BEGIN

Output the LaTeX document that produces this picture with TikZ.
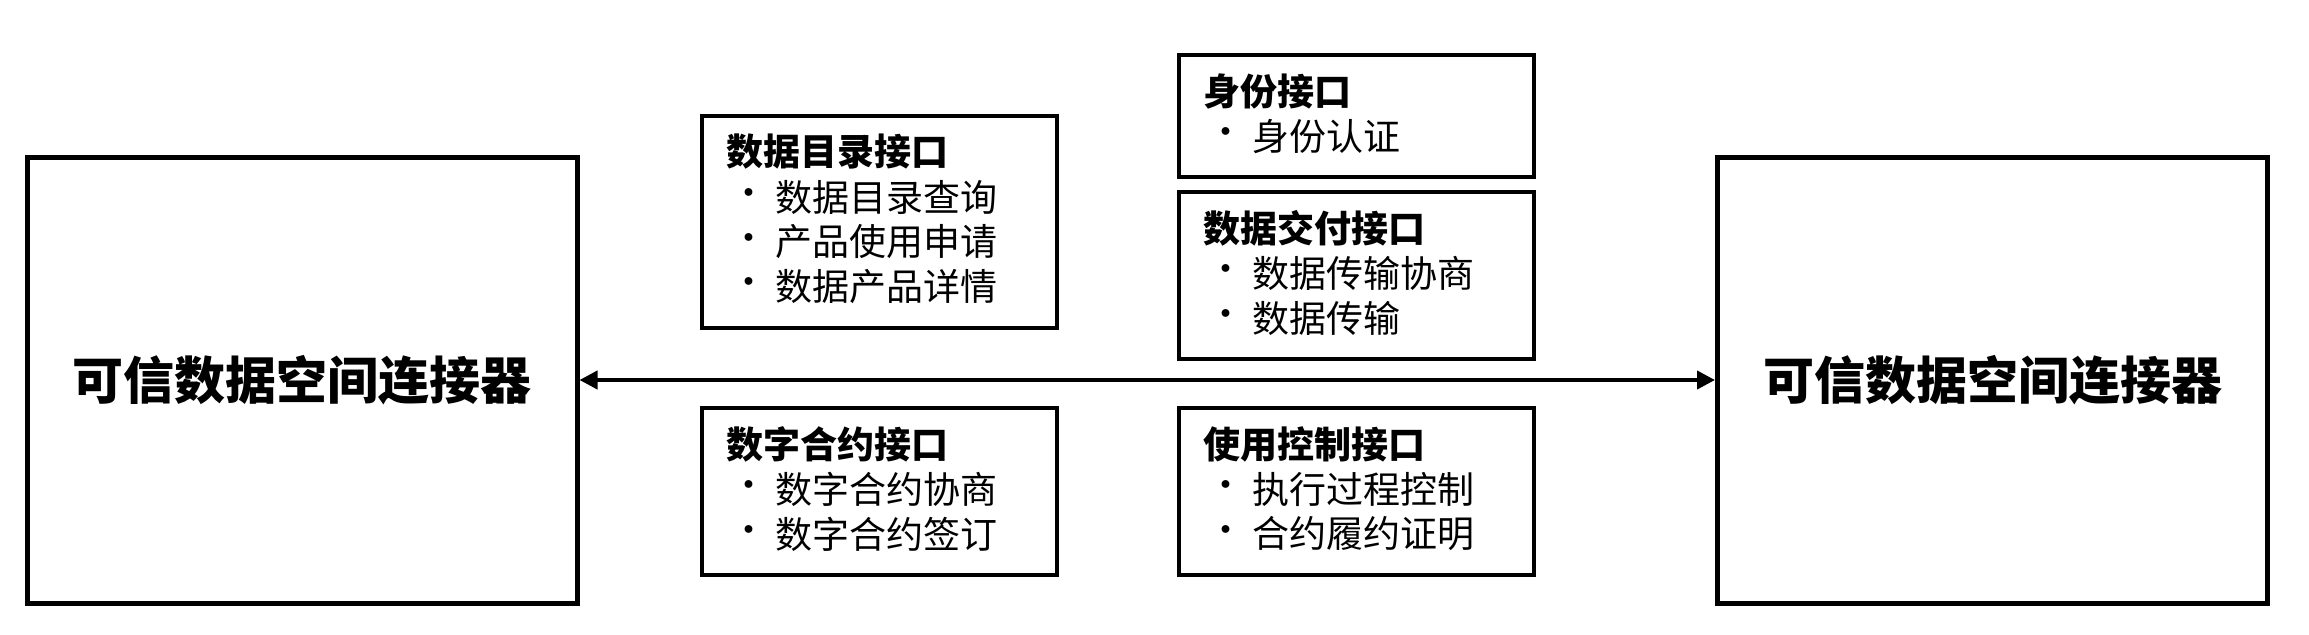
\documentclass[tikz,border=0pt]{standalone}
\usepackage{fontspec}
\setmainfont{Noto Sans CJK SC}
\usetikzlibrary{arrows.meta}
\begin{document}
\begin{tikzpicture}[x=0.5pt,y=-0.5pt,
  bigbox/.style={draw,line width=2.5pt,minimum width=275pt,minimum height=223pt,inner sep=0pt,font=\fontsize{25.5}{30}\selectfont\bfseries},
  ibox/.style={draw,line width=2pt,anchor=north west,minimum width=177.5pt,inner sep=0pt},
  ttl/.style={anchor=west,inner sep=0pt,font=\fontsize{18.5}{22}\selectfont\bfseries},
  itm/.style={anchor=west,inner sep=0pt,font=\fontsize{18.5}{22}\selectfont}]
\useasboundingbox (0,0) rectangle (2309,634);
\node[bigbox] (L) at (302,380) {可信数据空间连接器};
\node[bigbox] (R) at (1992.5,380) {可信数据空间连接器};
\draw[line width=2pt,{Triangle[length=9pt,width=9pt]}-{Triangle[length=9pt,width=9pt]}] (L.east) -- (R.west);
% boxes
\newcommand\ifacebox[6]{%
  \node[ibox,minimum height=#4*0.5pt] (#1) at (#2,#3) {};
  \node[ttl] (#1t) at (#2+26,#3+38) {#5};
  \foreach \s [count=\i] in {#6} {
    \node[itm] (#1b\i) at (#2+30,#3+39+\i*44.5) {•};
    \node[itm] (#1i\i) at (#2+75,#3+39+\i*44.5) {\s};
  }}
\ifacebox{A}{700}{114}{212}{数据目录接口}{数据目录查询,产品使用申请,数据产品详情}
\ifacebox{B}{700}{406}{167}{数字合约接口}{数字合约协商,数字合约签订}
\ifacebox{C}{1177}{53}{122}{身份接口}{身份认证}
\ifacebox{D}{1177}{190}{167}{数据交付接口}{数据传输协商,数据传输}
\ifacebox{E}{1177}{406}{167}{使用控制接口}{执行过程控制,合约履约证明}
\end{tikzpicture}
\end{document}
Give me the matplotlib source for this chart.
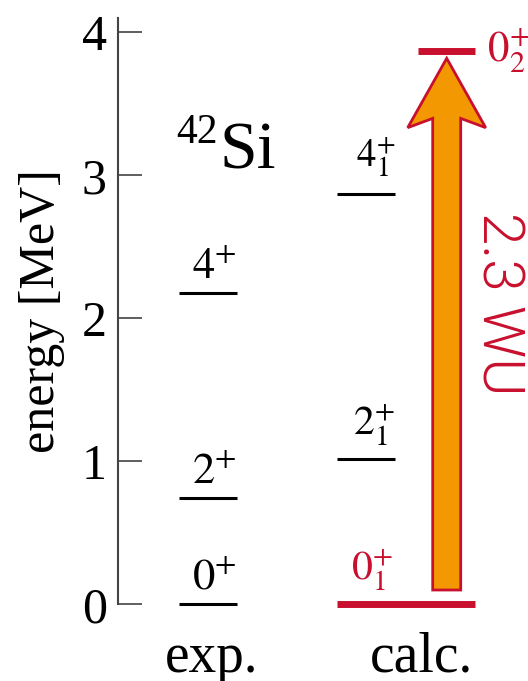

END
BEGIN

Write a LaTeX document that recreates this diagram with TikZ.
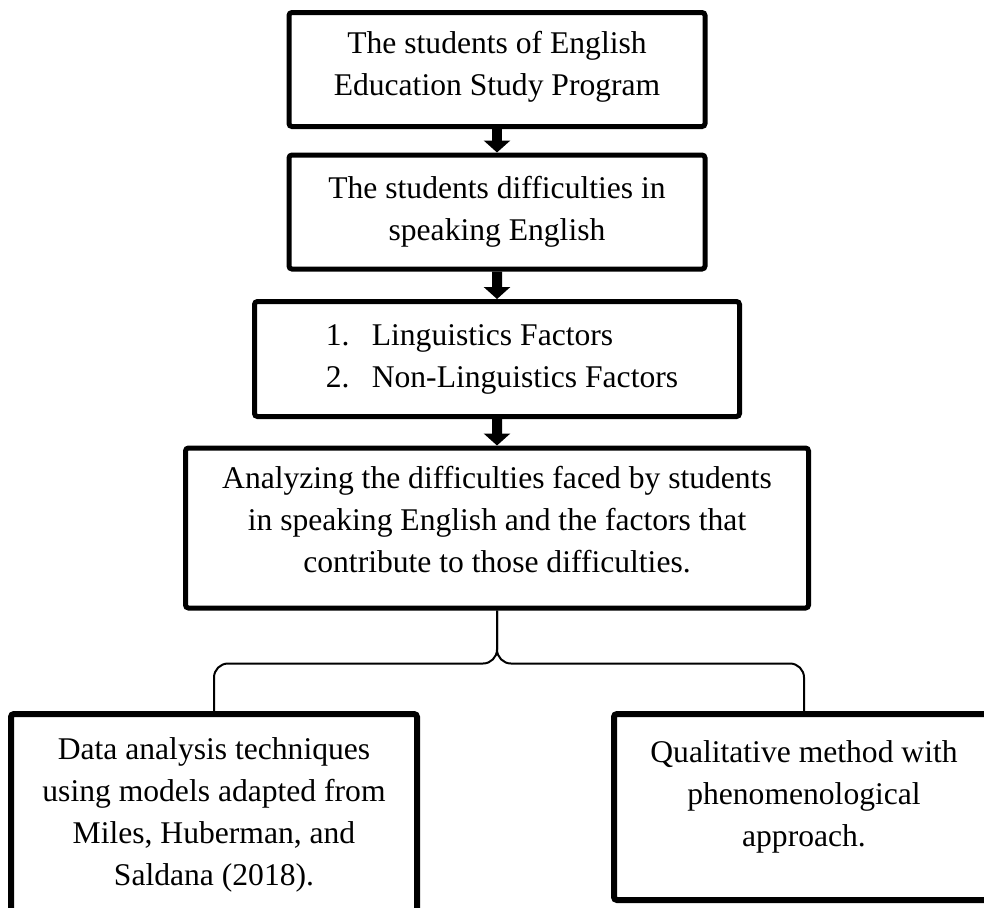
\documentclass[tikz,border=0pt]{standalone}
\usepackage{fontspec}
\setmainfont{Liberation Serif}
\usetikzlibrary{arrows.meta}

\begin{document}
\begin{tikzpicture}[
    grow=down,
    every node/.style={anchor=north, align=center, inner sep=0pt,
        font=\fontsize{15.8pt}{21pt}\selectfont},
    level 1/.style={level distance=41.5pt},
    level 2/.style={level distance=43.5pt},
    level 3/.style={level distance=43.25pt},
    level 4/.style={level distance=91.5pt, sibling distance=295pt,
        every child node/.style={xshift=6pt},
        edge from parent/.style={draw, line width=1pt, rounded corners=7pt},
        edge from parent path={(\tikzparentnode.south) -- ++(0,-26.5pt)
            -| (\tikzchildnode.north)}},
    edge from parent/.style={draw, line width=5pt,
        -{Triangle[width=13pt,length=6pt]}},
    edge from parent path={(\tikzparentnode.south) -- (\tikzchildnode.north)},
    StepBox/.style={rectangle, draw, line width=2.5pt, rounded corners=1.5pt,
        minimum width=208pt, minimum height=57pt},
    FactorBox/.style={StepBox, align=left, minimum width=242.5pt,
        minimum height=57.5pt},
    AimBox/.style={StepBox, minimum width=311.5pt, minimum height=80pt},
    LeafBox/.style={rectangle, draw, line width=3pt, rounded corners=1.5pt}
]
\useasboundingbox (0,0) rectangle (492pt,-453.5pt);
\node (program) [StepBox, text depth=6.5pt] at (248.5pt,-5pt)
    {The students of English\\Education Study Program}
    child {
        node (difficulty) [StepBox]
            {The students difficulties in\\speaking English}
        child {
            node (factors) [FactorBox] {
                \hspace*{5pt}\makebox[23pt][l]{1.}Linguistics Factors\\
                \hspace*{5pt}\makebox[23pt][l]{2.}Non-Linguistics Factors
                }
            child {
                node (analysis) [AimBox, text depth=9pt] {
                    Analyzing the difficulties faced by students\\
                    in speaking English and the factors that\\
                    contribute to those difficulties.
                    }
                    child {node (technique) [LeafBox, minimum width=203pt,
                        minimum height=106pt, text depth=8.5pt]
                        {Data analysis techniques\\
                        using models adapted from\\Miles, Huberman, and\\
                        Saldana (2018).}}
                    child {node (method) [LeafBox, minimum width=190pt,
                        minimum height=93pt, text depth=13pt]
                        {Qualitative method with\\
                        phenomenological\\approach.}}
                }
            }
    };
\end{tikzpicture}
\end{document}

END

WRITTEN PROBLEM:
Could you quote, word for word, only the lines from the one containing "Output the LaTeX" through the one containing "Give me the matplotlib source for this chart.", both included, and leave out any pictures?

SOLUTION FOR THIS EXERCISE:
Output the LaTeX document that produces this picture with TikZ.
\documentclass[tikz,border=0pt]{standalone}
\usepackage{fontspec}
\setmainfont{Noto Sans CJK SC}
\usetikzlibrary{arrows.meta}
\begin{document}
\begin{tikzpicture}[x=0.5pt,y=-0.5pt,
  bigbox/.style={draw,line width=2.5pt,minimum width=275pt,minimum height=223pt,inner sep=0pt,font=\fontsize{25.5}{30}\selectfont\bfseries},
  ibox/.style={draw,line width=2pt,anchor=north west,minimum width=177.5pt,inner sep=0pt},
  ttl/.style={anchor=west,inner sep=0pt,font=\fontsize{18.5}{22}\selectfont\bfseries},
  itm/.style={anchor=west,inner sep=0pt,font=\fontsize{18.5}{22}\selectfont}]
\useasboundingbox (0,0) rectangle (2309,634);
\node[bigbox] (L) at (302,380) {可信数据空间连接器};
\node[bigbox] (R) at (1992.5,380) {可信数据空间连接器};
\draw[line width=2pt,{Triangle[length=9pt,width=9pt]}-{Triangle[length=9pt,width=9pt]}] (L.east) -- (R.west);
% boxes
\newcommand\ifacebox[6]{%
  \node[ibox,minimum height=#4*0.5pt] (#1) at (#2,#3) {};
  \node[ttl] (#1t) at (#2+26,#3+38) {#5};
  \foreach \s [count=\i] in {#6} {
    \node[itm] (#1b\i) at (#2+30,#3+39+\i*44.5) {•};
    \node[itm] (#1i\i) at (#2+75,#3+39+\i*44.5) {\s};
  }}
\ifacebox{A}{700}{114}{212}{数据目录接口}{数据目录查询,产品使用申请,数据产品详情}
\ifacebox{B}{700}{406}{167}{数字合约接口}{数字合约协商,数字合约签订}
\ifacebox{C}{1177}{53}{122}{身份接口}{身份认证}
\ifacebox{D}{1177}{190}{167}{数据交付接口}{数据传输协商,数据传输}
\ifacebox{E}{1177}{406}{167}{使用控制接口}{执行过程控制,合约履约证明}
\end{tikzpicture}
\end{document}
Give me the matplotlib source for this chart.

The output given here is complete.